We must be fully aware of this and invest in this all our own selves in order to be true images of God-Charity, by living charity, by serving, celebrating, proclaiming it. In Omnibus Charitas! “
Dear Confreres in proposing to each community a simple but meaningful commemoration of our dear Fr. Mimì, I have chosen to give him the microphone and let him speak again, heart to heart, to us.
Many of us may cherish precious and personal memories of their encounter with this joyful and zealous confrere. Some of us, like me, may even connect the origin of his guanellian vocation with the contagious enthusiasm radiating from his child-like smile and captivating benevolence. Others, both religious and lay people, may remember Fr. Mimi’s simple paternal or fraternal advice and encouragement to persevere in their commitments and re discover the meaning of life as a gift and a mission.

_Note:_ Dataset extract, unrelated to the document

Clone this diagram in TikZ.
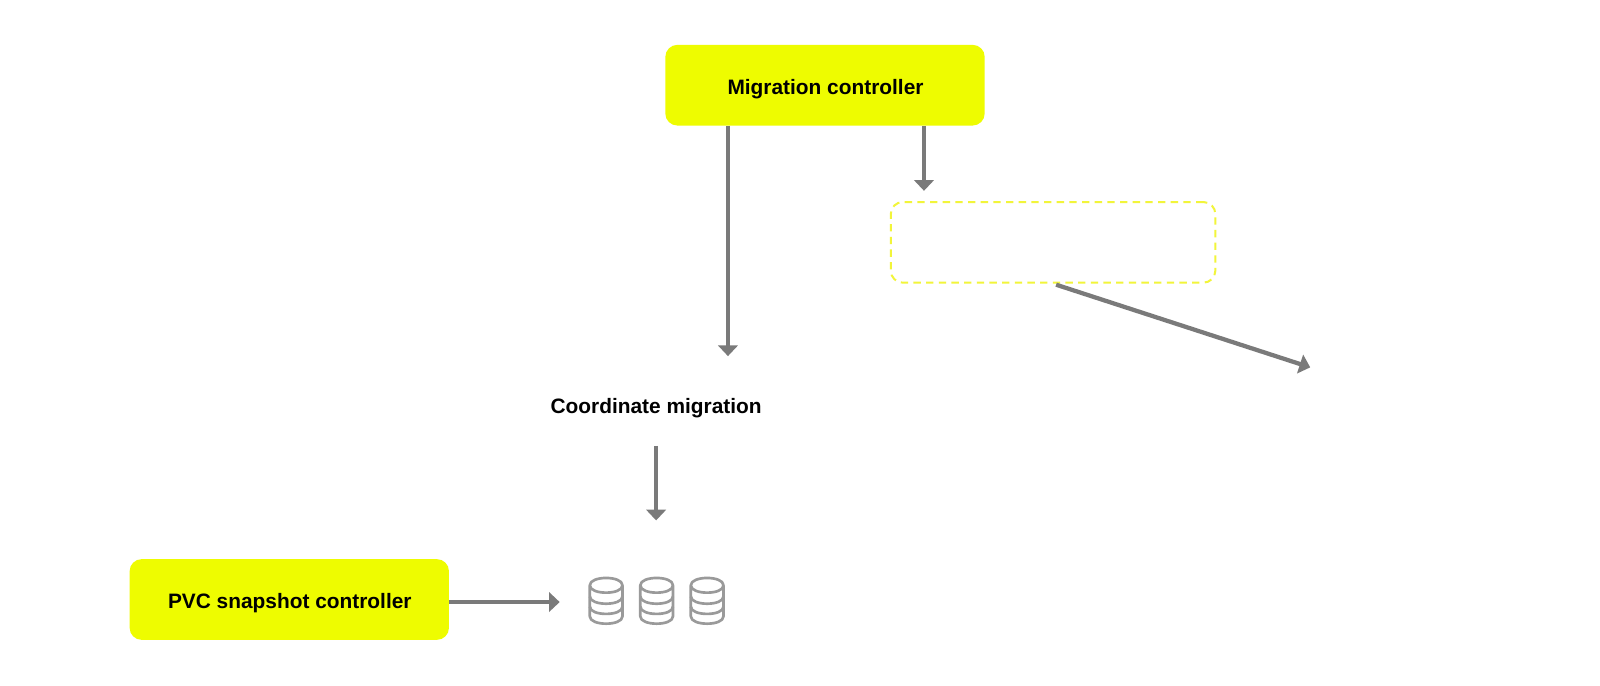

We are all aware that the best way to express our affection and gratitude to him is to recall his exemplary life as a happy, dedicated, faithful and zealous missionary \disciple of Jesus who fell in love with Saint Guanella’s charism and spent his entire life not only in sharing his deep knowledge of the founder’s spirituality, but first of all in spreading the fragrance of his love for God and the poor through a daily, credible witnessing and contagious enthusiasm.
Thank you Don Mimì for passing through our islands, in humility and simplicity, sowing also here in our Far East missions, the good seeds of the Gospel. To you who have beautifully mirrored to us the Good Shepherd and Good Samaritan, we entrust in prayer our communities, our ministry and particularly the joyful perseverance in our vocation. You have closed your eyes in Manila, thinking and dreaming about new initiatives of charity and new frontiers for our guanellian mission.
With all our heart: Grazie! Salamat po! Thank you! Cảm ơn cha!
Keep knocking, on behalf of the whole guanellian family, at the heart of Jesus and Mary. And help us to keep alive in us your legacy and the Founder’s program: in Omnibus Charitas!